[START OF DATA]

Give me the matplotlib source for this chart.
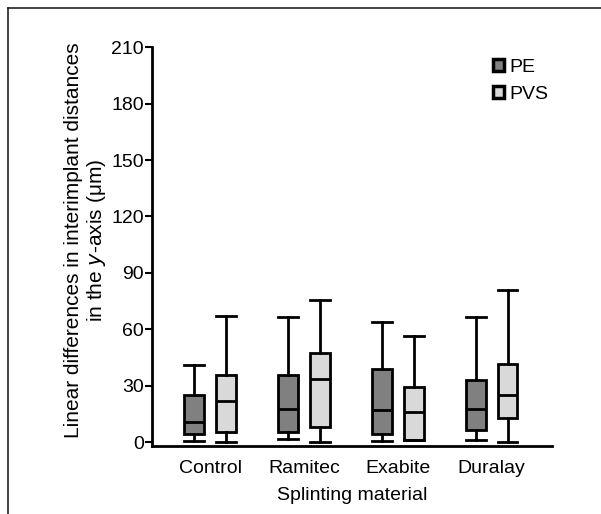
import matplotlib.pyplot as plt
from matplotlib.patches import Patch
from matplotlib.lines import Line2D

plt.rcParams['font.family'] = ['Liberation Sans', 'DejaVu Sans']

materials = ["Control", "Ramitec", "Exabite", "Duralay"]
groups = ["PE", "PVS"]
group_colors = {"PE": "#808080", "PVS": "#d9d9d9"}

# box statistics per material (um)
pe_whislo = [0.5, 1.6, 0.5, 1.0]
pe_q1 = [4.3, 5.3, 4.3, 6.4]
pe_med = [10.6, 17.5, 17.0, 17.5]
pe_q3 = [25.0, 35.6, 39.0, 33.0]
pe_whishi = [41.0, 66.5, 64.0, 66.5]

pvs_whislo = [0.0, 0.0, 1.0, 0.0]
pvs_q1 = [5.3, 8.0, 1.0, 12.8]
pvs_med = [21.8, 33.5, 16.0, 25.0]
pvs_q3 = [35.6, 47.3, 29.2, 41.5]
pvs_whishi = [67.0, 75.5, 56.4, 81.0]

yticks = [0, 30, 60, 90, 120, 150, 180, 210]
fs = 14


def stats(lo, q1, med, q3, hi):
    return [dict(whislo=a, q1=b, med=c, q3=d, whishi=e, fliers=[])
            for a, b, c, d, e in zip(lo, q1, med, q3, hi)]


fig = plt.figure(figsize=(6.01, 5.14), dpi=100)
ax = fig.add_axes([0.253, 0.132, 0.665, 0.776])

series = {
    "PE": stats(pe_whislo, pe_q1, pe_med, pe_q3, pe_whishi),
    "PVS": stats(pvs_whislo, pvs_q1, pvs_med, pvs_q3, pvs_whishi),
}
offsets = {"PE": -0.17, "PVS": 0.17}
line = dict(color="black", linewidth=2)
for g in groups:
    pos = [i + offsets[g] for i in range(len(materials))]
    ax.bxp(series[g], positions=pos, widths=0.21, patch_artist=True,
           showfliers=False,
           boxprops=dict(facecolor=group_colors[g], edgecolor="black", linewidth=2),
           medianprops=line, whiskerprops=line, capprops=line, capwidths=0.21)

ax.set_xlim(-0.62, 3.64)
ax.set_ylim(-2.2, 210)
ax.set_xticks(range(len(materials)))
ax.set_xticklabels(materials, fontsize=fs)
ax.set_yticks(yticks)
ax.set_yticklabels([str(v) for v in yticks], fontsize=fs)
ax.tick_params(axis="x", length=0, pad=10)
ax.tick_params(axis="y", length=5, width=1.5, pad=1)
for s in ["top", "right"]:
    ax.spines[s].set_visible(False)
ax.spines["left"].set_linewidth(2)
ax.spines["bottom"].set_linewidth(2)

ax.set_xlabel("Splinting material", fontsize=fs, labelpad=7)
ax.set_ylabel("Linear differences in interimplant distances\nin the $y$-axis (μm)",
              fontsize=15, linespacing=1.1)
ax.yaxis.set_label_coords(-0.11, 0.516)

handles = [Patch(facecolor=group_colors[g], edgecolor="black", linewidth=2.5) for g in groups]
ax.legend(handles, groups, loc="upper left", bbox_to_anchor=(0.82, 1.005),
          frameon=False, fontsize=fs, handlelength=0.55, handleheight=0.55,
          handletextpad=0.25, labelspacing=0.5, borderpad=0.2)

# frame on left and top of the figure
fig.add_artist(Line2D([8 / 601, 8 / 601], [0, 1 - 8 / 514], color="#222222",
                      linewidth=1.2, transform=fig.transFigure))
fig.add_artist(Line2D([8 / 601, 1], [1 - 8 / 514, 1 - 8 / 514], color="#222222",
                      linewidth=1.2, transform=fig.transFigure))

fig.savefig("out.png", dpi=100)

[END OF DATA]

SHORT PROBLEM: Transcribe the preceding listing in its entirety and with exact wording, leaving out pictures.

TASK RESPONSE:
Give me the matplotlib source for this chart.
import matplotlib.pyplot as plt
from matplotlib.patches import Patch
from matplotlib.lines import Line2D

plt.rcParams['font.family'] = ['Liberation Sans', 'DejaVu Sans']

materials = ["Control", "Ramitec", "Exabite", "Duralay"]
groups = ["PE", "PVS"]
group_colors = {"PE": "#808080", "PVS": "#d9d9d9"}

# box statistics per material (um)
pe_whislo = [0.5, 1.6, 0.5, 1.0]
pe_q1 = [4.3, 5.3, 4.3, 6.4]
pe_med = [10.6, 17.5, 17.0, 17.5]
pe_q3 = [25.0, 35.6, 39.0, 33.0]
pe_whishi = [41.0, 66.5, 64.0, 66.5]

pvs_whislo = [0.0, 0.0, 1.0, 0.0]
pvs_q1 = [5.3, 8.0, 1.0, 12.8]
pvs_med = [21.8, 33.5, 16.0, 25.0]
pvs_q3 = [35.6, 47.3, 29.2, 41.5]
pvs_whishi = [67.0, 75.5, 56.4, 81.0]

yticks = [0, 30, 60, 90, 120, 150, 180, 210]
fs = 14


def stats(lo, q1, med, q3, hi):
    return [dict(whislo=a, q1=b, med=c, q3=d, whishi=e, fliers=[])
            for a, b, c, d, e in zip(lo, q1, med, q3, hi)]


fig = plt.figure(figsize=(6.01, 5.14), dpi=100)
ax = fig.add_axes([0.253, 0.132, 0.665, 0.776])

series = {
    "PE": stats(pe_whislo, pe_q1, pe_med, pe_q3, pe_whishi),
    "PVS": stats(pvs_whislo, pvs_q1, pvs_med, pvs_q3, pvs_whishi),
}
offsets = {"PE": -0.17, "PVS": 0.17}
line = dict(color="black", linewidth=2)
for g in groups:
    pos = [i + offsets[g] for i in range(len(materials))]
    ax.bxp(series[g], positions=pos, widths=0.21, patch_artist=True,
           showfliers=False,
           boxprops=dict(facecolor=group_colors[g], edgecolor="black", linewidth=2),
           medianprops=line, whiskerprops=line, capprops=line, capwidths=0.21)

ax.set_xlim(-0.62, 3.64)
ax.set_ylim(-2.2, 210)
ax.set_xticks(range(len(materials)))
ax.set_xticklabels(materials, fontsize=fs)
ax.set_yticks(yticks)
ax.set_yticklabels([str(v) for v in yticks], fontsize=fs)
ax.tick_params(axis="x", length=0, pad=10)
ax.tick_params(axis="y", length=5, width=1.5, pad=1)
for s in ["top", "right"]:
    ax.spines[s].set_visible(False)
ax.spines["left"].set_linewidth(2)
ax.spines["bottom"].set_linewidth(2)

ax.set_xlabel("Splinting material", fontsize=fs, labelpad=7)
ax.set_ylabel("Linear differences in interimplant distances\nin the $y$-axis (μm)",
              fontsize=15, linespacing=1.1)
ax.yaxis.set_label_coords(-0.11, 0.516)

handles = [Patch(facecolor=group_colors[g], edgecolor="black", linewidth=2.5) for g in groups]
ax.legend(handles, groups, loc="upper left", bbox_to_anchor=(0.82, 1.005),
          frameon=False, fontsize=fs, handlelength=0.55, handleheight=0.55,
          handletextpad=0.25, labelspacing=0.5, borderpad=0.2)

# frame on left and top of the figure
fig.add_artist(Line2D([8 / 601, 8 / 601], [0, 1 - 8 / 514], color="#222222",
                      linewidth=1.2, transform=fig.transFigure))
fig.add_artist(Line2D([8 / 601, 1], [1 - 8 / 514, 1 - 8 / 514], color="#222222",
                      linewidth=1.2, transform=fig.transFigure))

fig.savefig("out.png", dpi=100)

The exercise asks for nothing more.